Der Ausdruck "Unterrichtspartitur" erweitert den Begriff der schulinternen Curricula um einen strukturellen Aspekt, der einem Darstellungsmuster der Musik entlehnt wurde. Viele verschiedene Instrumente arbeiten in einer Weise zusammen, so dass ein akustisches Gesamtklangbild entsteht.
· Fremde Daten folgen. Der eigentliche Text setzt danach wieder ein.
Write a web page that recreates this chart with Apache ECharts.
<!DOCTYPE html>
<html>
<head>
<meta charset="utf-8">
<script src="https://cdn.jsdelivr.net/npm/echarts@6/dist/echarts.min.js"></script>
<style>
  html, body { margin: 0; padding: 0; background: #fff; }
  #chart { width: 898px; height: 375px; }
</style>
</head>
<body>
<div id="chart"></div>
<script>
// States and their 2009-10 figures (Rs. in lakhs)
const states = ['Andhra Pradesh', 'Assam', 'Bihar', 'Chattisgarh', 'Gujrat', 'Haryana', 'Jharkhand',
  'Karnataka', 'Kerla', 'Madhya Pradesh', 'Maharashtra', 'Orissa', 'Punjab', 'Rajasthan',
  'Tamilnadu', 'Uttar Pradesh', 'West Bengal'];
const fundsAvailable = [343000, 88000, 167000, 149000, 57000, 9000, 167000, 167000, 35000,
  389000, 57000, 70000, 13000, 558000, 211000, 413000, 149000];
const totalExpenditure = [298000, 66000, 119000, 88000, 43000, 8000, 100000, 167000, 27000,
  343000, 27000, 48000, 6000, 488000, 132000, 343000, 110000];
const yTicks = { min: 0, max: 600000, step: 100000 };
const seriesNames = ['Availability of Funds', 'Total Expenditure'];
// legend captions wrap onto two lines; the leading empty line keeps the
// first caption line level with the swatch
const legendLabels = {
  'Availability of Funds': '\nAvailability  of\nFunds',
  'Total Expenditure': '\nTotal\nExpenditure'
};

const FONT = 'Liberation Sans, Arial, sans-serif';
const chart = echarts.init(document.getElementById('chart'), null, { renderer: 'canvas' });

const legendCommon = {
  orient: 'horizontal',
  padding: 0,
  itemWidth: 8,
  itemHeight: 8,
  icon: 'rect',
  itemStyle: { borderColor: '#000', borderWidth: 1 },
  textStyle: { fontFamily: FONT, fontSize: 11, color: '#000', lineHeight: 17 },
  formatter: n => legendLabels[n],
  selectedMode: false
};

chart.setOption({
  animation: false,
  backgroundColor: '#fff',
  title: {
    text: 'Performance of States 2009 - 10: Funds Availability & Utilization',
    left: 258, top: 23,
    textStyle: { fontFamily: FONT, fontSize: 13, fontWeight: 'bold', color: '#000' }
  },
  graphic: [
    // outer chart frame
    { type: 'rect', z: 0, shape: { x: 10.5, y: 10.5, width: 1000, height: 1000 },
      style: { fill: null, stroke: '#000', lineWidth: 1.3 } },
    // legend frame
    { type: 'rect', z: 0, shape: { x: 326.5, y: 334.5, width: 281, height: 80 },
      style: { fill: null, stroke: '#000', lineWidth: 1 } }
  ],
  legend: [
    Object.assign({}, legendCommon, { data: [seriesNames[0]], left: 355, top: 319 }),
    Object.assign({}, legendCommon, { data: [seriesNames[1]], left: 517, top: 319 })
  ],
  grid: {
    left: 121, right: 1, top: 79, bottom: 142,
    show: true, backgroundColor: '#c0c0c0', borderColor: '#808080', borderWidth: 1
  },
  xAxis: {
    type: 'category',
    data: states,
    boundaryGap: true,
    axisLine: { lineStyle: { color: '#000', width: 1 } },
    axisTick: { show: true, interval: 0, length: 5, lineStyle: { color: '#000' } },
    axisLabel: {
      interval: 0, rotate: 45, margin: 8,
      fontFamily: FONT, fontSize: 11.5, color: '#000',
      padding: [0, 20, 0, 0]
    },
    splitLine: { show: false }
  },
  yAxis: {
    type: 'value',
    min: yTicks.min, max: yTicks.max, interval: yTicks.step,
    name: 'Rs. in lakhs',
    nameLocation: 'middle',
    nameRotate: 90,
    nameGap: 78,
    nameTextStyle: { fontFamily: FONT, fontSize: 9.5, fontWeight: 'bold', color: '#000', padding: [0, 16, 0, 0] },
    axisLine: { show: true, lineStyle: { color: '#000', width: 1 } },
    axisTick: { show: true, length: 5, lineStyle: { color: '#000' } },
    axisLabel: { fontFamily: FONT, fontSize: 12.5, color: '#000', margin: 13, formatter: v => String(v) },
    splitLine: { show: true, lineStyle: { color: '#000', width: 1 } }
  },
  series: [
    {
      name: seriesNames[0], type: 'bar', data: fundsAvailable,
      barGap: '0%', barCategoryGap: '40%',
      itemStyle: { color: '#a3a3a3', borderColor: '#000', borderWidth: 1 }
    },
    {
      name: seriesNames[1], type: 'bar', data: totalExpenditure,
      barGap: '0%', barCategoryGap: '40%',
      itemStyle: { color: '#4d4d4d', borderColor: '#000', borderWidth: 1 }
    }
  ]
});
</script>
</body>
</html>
Unterrichtspartituren sind Kooperations- und Koordinationspläne für die Querschnittsaufgaben einer Schule. 
Sie fixieren schulinterne Absprachen und machen kenntlich,
- welche Unterrichtsfächer 
- in welchen Jahrgangsstufen 
- welche Unterrichtsvorhaben 
- mit welcher Dauer
- und in welchem Rhythmus umsetzen.

Unterrichtspartituren (s.auch Verlinkung zur Bertelsmann-Stiftung) sind Kooperations- und Koordinationspläne für die Arbeit in den einzelnen Jahrgangsstufen einer Schule. Sie dienen in erster Linie dazu, in Jahrgangsplanungen kenntlich zu machen,

  • welche Unterrichts-Vorhaben in welcher Unterrichtszeit vorkommen sollen,
  • welche Vorhaben sich inhaltlich und zeitlich planvoll aufeinander beziehen,
  • in welchem Rhythmus das, was vereinbart wurde vorkommt bzw. wechselt,
  • welche Ziele der Querschnittsaufgaben den Rhythmus des Unterrichtsgeschehens mitbestimmen.
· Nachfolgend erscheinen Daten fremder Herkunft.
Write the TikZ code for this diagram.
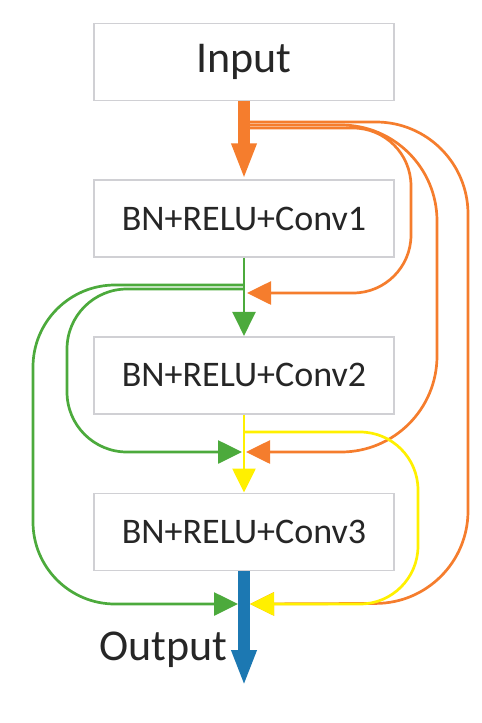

Diese Art der Jahrgangsplanung erleichtert auch die weiter greifenden Ziele:

  • den Unterricht in den Lernbereichen und Fächern zu koordinieren, wo dies aus inhaltlich-thematischen, methodischen, arbeitstechnischen oder organisatorischen Gründen nahe liegt, nämlich im fächerverbindenden / fächerübergreifenden Unterricht,

der dann allerdings auch verbindlich durchzuführen ist.

 

Die Forderungen zum Wandel lauten:
Wissenserwerb - Kompetenzentwicklung – Werteorientierung

In der Wissensgesellschaft sind Bildung und Erziehung der Schlüssel für individuelle  Lebenschancen und ein Motor für die gesellschaftliche Entwicklung. Der enge Zusammenhang zwischen Zukunfts- und Lernfähigkeit in der Wissensgesellschaft verlangt vom Einzelnen die Fähigkeit zu lebensbegleitendem zielgerichtetem und aktiven Lernen. Vorstellungen, dass man in der Schule einen Vorrat an Bildung erwirbt, von dem man sein Leben lang zehren kann, werden abgelöst von Positionen, dass schulische Bildung viel mehr eine solide Wissensgrundlage für ein „lebenslanges Lernen" legen muss, damit die Lernenden von heute auch morgen in der Lage sind, ihr Wissen zu erweitern. Dies fordert eine veränderte Lehr- und Lernkultur.

Lernprozesse selbst müssen stärker zum Gegenstand von Bildung werden. Das Leben in einer offenen, pluralen Gesellschaft fordert zudem die Fähigkeit zum verantworteten Umgang mit Freiheit und zu standpunktbezogener Toleranz auf der Basis der Grund- und Menschenrechte. Dies macht auch Werteorientierung zu einem unverzichtbaren Bestandteil schulischer Arbeit. 
Als Anforderungen an schulische Bildung und Erziehung stehen somit Wissenserwerb, Kompetenzentwicklung und Werteorientierung im Vordergrund. Diese drei Dimensionen durchdringen und bedingen sich wechselseitig und sind wesentliche Komponenten der Persönlichkeitsentwicklung. 
Der Erwerb von anwendungsfähigem Wissen, die Entwicklung von Methodenkompetenz, Lernkompetenz und Sozialkompetenz sowie die Werteorientierung stehen im Mittelpunkt schulischer Bildung und Erziehung.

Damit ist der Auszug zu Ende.